34 minutes | Apr 8, 2021
Historic Sites in Prairie Canada
In this episode, Greg Marchildon interviews former Parks Canada historian Robert Coutts. After his retirements, Coutts did his PhD in history on the meaning and reinterpretation of historic sites. He then turned his dissertation into the book Authorized Heritage: Place, Memory and Historic Sites in Prairie Canada that was published by the University of Manitoba Press in 2021. In the book, Coutts explores the mean of federal and provincial government official historic sites and the meaning of the authorized histories they produce. He covers historic sites focused on pre-contact Indigenous settlements, the fur trade, Euro-Canadian settlements and places of conflict between Indigenous peoples and settlers.
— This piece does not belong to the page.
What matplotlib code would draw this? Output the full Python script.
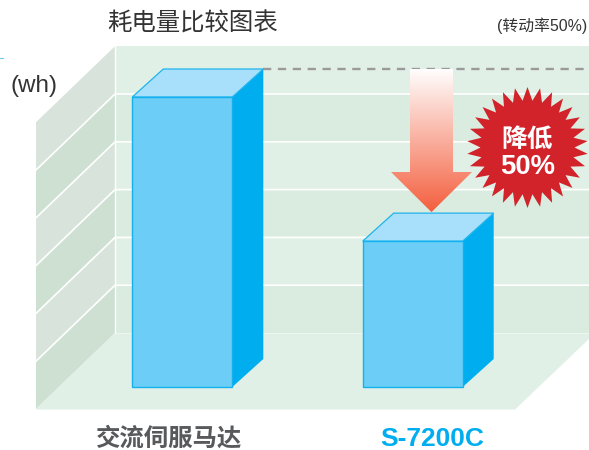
import numpy as np
import matplotlib
matplotlib.use("Agg")
import matplotlib.pyplot as plt
from matplotlib.patches import Polygon

cjk = ['Liberation Sans', 'Noto Sans CJK SC']

# valores relativos de consumo
categorias = ['交流伺服马达', 'S-7200C']
valores = [100, 50.3]
colores_label = ['#58595b', '#00aeef']
niveles = [0, 1, 2, 3, 4, 5, 6]  # lineas de la rejilla

# geometria en pixeles de la imagen
BASE = 387.0
ESCALA = 2.9
def yv(p):
    return (BASE - p) / ESCALA

fig = plt.figure(figsize=(5.89, 4.5), dpi=100)
ax = fig.add_axes([0, 0, 1, 1])
ax.set_xlim(0, 589)
ax.set_ylim(yv(450), yv(0))
ax.axis('off')

# pared del fondo y pared lateral
piso_atras = 333.0
paso = 47.8
for n in niveles[:-1]:
    y0 = piso_atras - n * paso
    y1 = piso_atras - (n + 1) * paso
    c = '#d9ecdf' if n % 2 == 0 else '#e1f0e6'
    c2 = '#cde0d2' if n % 2 == 0 else '#d8e4db'
    ax.add_patch(Polygon([(115, yv(y0)), (589, yv(y0)), (589, yv(y1)), (115, yv(y1))], fc=c, ec='none'))
    ax.add_patch(Polygon([(36, yv(y0 + 76)), (115, yv(y0)), (115, yv(y1)), (36, yv(y1 + 76))], fc=c2, ec='none'))
for n in niveles[1:-1]:
    y0 = piso_atras - n * paso
    ax.plot([36, 115, 589], [yv(y0 + 76), yv(y0), yv(y0)], color='white', lw=1.2, solid_joinstyle='miter')
ax.plot([115, 115], [yv(333), yv(46)], color='white', lw=1.0)

# piso
ax.add_patch(Polygon([(36, yv(409)), (115, yv(333)), (589, yv(333)), (589, yv(339)), (515, yv(409.5)), (36, yv(409.5))],
                     fc='#e1f0e6', ec='none'))
ax.plot([115, 589], [yv(333), yv(333)], color='#eef6f0', lw=0.8)

# barras 3d
lefts = [132.3, 362.7]
ancho = 100.0
dx = 31.0
dy = 28.0 / ESCALA
for x, v in zip(lefts, valores):
    r = x + ancho
    ax.add_patch(Polygon([(r, 0), (r + dx, dy), (r + dx, v + dy), (r, v)], fc='#00aeef', ec='none', zorder=3))
    ax.add_patch(Polygon([(x, v), (r, v), (r + dx, v + dy), (x + dx, v + dy)], fc='#a8e0fb', ec='#1fb4ec', lw=0.9, zorder=3))
    ax.add_patch(Polygon([(x, 0), (r, 0), (r, v), (x, v)], fc='#6ccef6', ec='#14b1ee', lw=1.0, zorder=4))

# linea punteada desde la barra mas alta
ax.plot([263, 589], [valores[0] + dy, valores[0] + dy], color='#9a9a9a', lw=1.7,
        dashes=(3.5, 2.8), dash_capstyle='butt', zorder=2)

# flecha con degradado
ytop = valores[0] + dy
ytip = valores[1] + dy + 0.35
ycuello = yv(172)
flecha = Polygon([(410, ytop), (453, ytop), (453, ycuello), (472, ycuello), (431.5, ytip), (391, ycuello), (410, ycuello), (410, ytop)],
                 transform=ax.transData, fc='none', ec='none')
ax.add_patch(flecha)
grad = np.linspace(0, 1, 256)[:, None, None]
blanco = np.array([1.0, 1.0, 1.0])
rojo = np.array([0xf4, 0x5f, 0x3e]) / 255
img = blanco * (1 - grad) + rojo * grad
im = ax.imshow(img, extent=[391, 472, ytip, ytop], aspect='auto', zorder=5, origin='upper')
im.set_clip_path(flecha)
ax.set_xlim(0, 589)
ax.set_ylim(yv(450), yv(0))

# estrella
puntas = 30
ang = np.linspace(0, 2 * np.pi, puntas * 2, endpoint=False) + np.pi / 2
rad = np.where(np.arange(puntas * 2) % 2 == 0, 60.5, 47.0)
ax.add_patch(Polygon(np.column_stack([527.5 + rad * np.cos(ang), yv(147.5) + rad * np.sin(ang) / ESCALA]),
                     fc='#d2232a', ec='none', zorder=6))
ax.text(527.5, yv(140), '降低', color='white', fontsize=18.5, fontweight='bold', family=cjk, ha='center', va='center', zorder=7)
ax.text(527.5, yv(167), '50%', color='white', fontsize=19.8, fontweight='bold', family=cjk, ha='center', va='center', zorder=7)

# textos
ax.text(192, yv(24), '耗电量比较图表', color='#333333', fontsize=17.6, family=cjk, fontweight='medium', ha='center', va='center')
ax.text(587, yv(26), '(转动率50%)', color='#333333', fontsize=11.4, family=cjk, ha='right', va='center')
ax.text(10, yv(86), '(wh)', color='#333333', fontsize=17.5, family=cjk, ha='left', va='center')
ax.plot([0, 3], [yv(57.5), yv(57.5)], color='#6ccef6', lw=0.8)
for cat, col, cx, fs in zip(categorias, colores_label, [169, 432], [17.6, 19]):
    ax.text(cx, yv(438.5), cat, color=col, fontsize=fs, fontweight='bold', family=cjk, ha='center', va='center')

fig.savefig('out.png', dpi=100)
Coutts is currently editor of a new journal called Prairie History based in Winnipeg.
35 minutes | Apr 1, 2021
A New Perspective on The 1870 Red River Expedition
Patrice Dutil explores the 1870 Garnet Wolseley expedition to root out the first Riel rebellion in Manitoba with Ted Glenn, Professor of Public Administration at Humber College and the author of Embedded: Two Journalists, a Burlesque Star and the Expedition to Oust Louis Riel, published by Dundurn Press. Together, they discuss the reportage of Toronto-based newsmen Robert Cunningham and Molyneux St. John as well as the role played by Kate Ranoe, an actress and comedienne. All three were “embedded” with the Wolseley expedition and provided particularly distinctive coverage of the historic event. This podcast was produced by Jessica Schmidt.
38 minutes | Mar 25, 2021
Jennifer Brown on the history and ethnography of Indigenous peoples in the Canadian Northwest
In this episode, Greg Marchildon interviews historian and ethnographer Jennifer Brown on her two most recent books. The first, Ojibwe Stories from the Upper Berens River: A Irving Hallowell and Adam Bigmouth in Conversation, published by University of Nebraska Press in 2018, concerns the interactions of American anthropologist A. Irving Hallowell and his interactions with the Berens River band on the east side of Lake Winnipeg. The second book, An Ethnohistorian in Rupert’s Land: Unfinished Conversations (published by Athabasca University Press in 2017) is a compilation of Professor Brown’s most influential articles – essays that have reshaped the historiography of Indigenous-settler relations and the role of women. From 1983 until 2008, Jennifer Brown was a professor as well as Director of the Centre for Rupert’s Land Studies at the University of Winnipeg. Since retirement, she has continued to research and write.
55 minutes | Mar 17, 2021
Viscount Haldane: The Unknown Father of Confederation
Patrice Dutil discusses the impact of Richard Haldane (Viscount Haldane) on the Canadian constitution with John Campbell, the author of Haldane: The Forgotten Statesman who Shaped Britain and Canada (McGill-Queens Univ. Press). They examine Haldane’s life and career as well as his guiding philosophy of keeping government “close to the people” and how it led him to favour provinces in the various judgements he rendered on the Canadian constitution while he sat on the Judicial Committee of the Privy Council. This podcast was produced by Jessica Schmidt.